I think social media has been such a game-changer because of that one piece. You can no longer speak from up high and shout down to people that this comedy is the newest hit or this movie is fantastic, thereby buying yourself an opening weekend. Now people can go to different sources to determine whether or not to see something. Twitter and all the various immediate social tools and applications necessitates that, as a marketer, your traditional results with your traditional marketing dollar are becoming less and less effective. You have to somehow be able to manage a community of influencers to a greater and greater degree and accept the fact that those influencers are going to have word of mouth that becomes accelerated and amplified very quickly.
Do you see talent reacting differently to the online space or do you see them sharing your vision of its importance?

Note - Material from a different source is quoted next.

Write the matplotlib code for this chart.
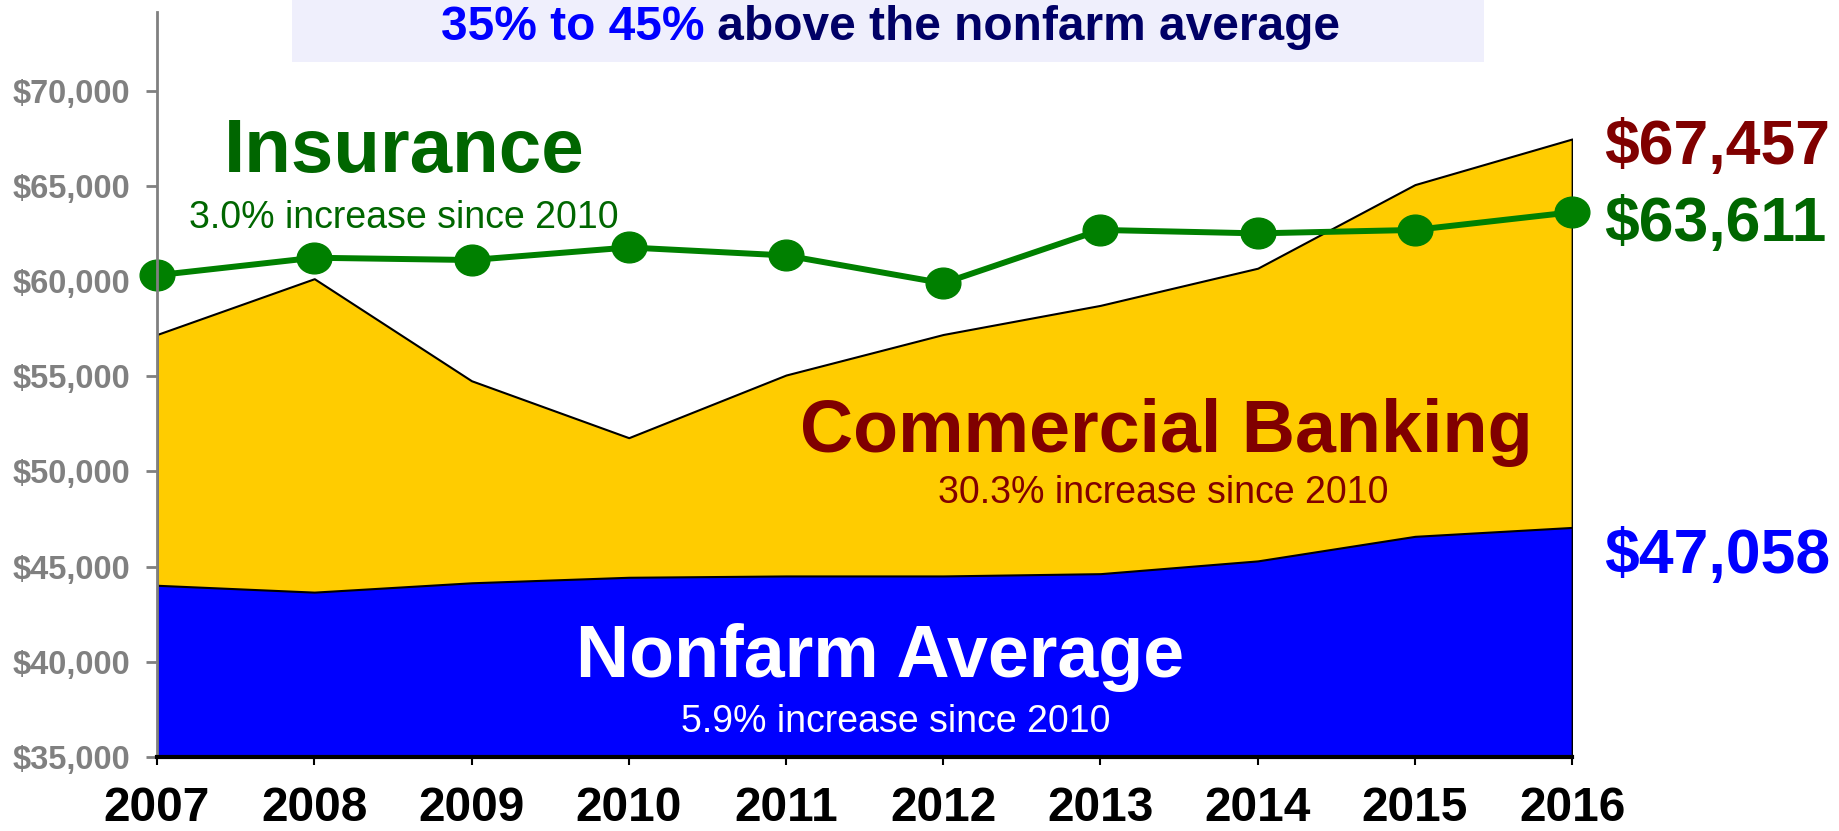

We generally sign people who embrace the idea that online offers them a chance to distribute what they do and sort of be who they are relatively unfiltered, as compared to working with a third party like a television network or studio. We strongly encourage them to take advantage of social media to communicate, interact with, and grow a consumer base. I don’t know if everyone believes that their micro channel is a channel that ultimately will be able to be leveraged through brand relationships – the lifestyle personalities get that to a greater degree than the comics do – but we try and stress to them that authenticity and credibility is really important. They are all pretty active but a lot of them are very young so they would be anyhow. That’s their world.
And the networks?
We are starting to see that networks are creating more and more ancillary content and a lot of times it’s underwritten by a sponsor. They don’t usually turn to a traditional production company to do that but they do turn to a creative team to do that. So we are starting to look at that as a growing production business. Sometimes the work we do with creative agencies is a little bit more than production services work. We may be involved in casting or identifying the director, but the creative vision as a whole may be more formed than when we work with media buying agencies, for example.
Are you optimistic about the future of distribution?
It’s obviously a transformative time. I think it’s more transformative than the shift from radio to TV because while that was a different medium, the models pretty much stayed the same. I think social media upends that model, and the fact that consumers have much greater control, the fact that there is relatively unlimited shelf space, the cost basis gets lowered. But I still think scale is going to matter. As long as scale matters, I think you are going to find there is going to be a fixed number of distribution companies, if you will, that have an undue amount of influence and drive the whole ecosystem.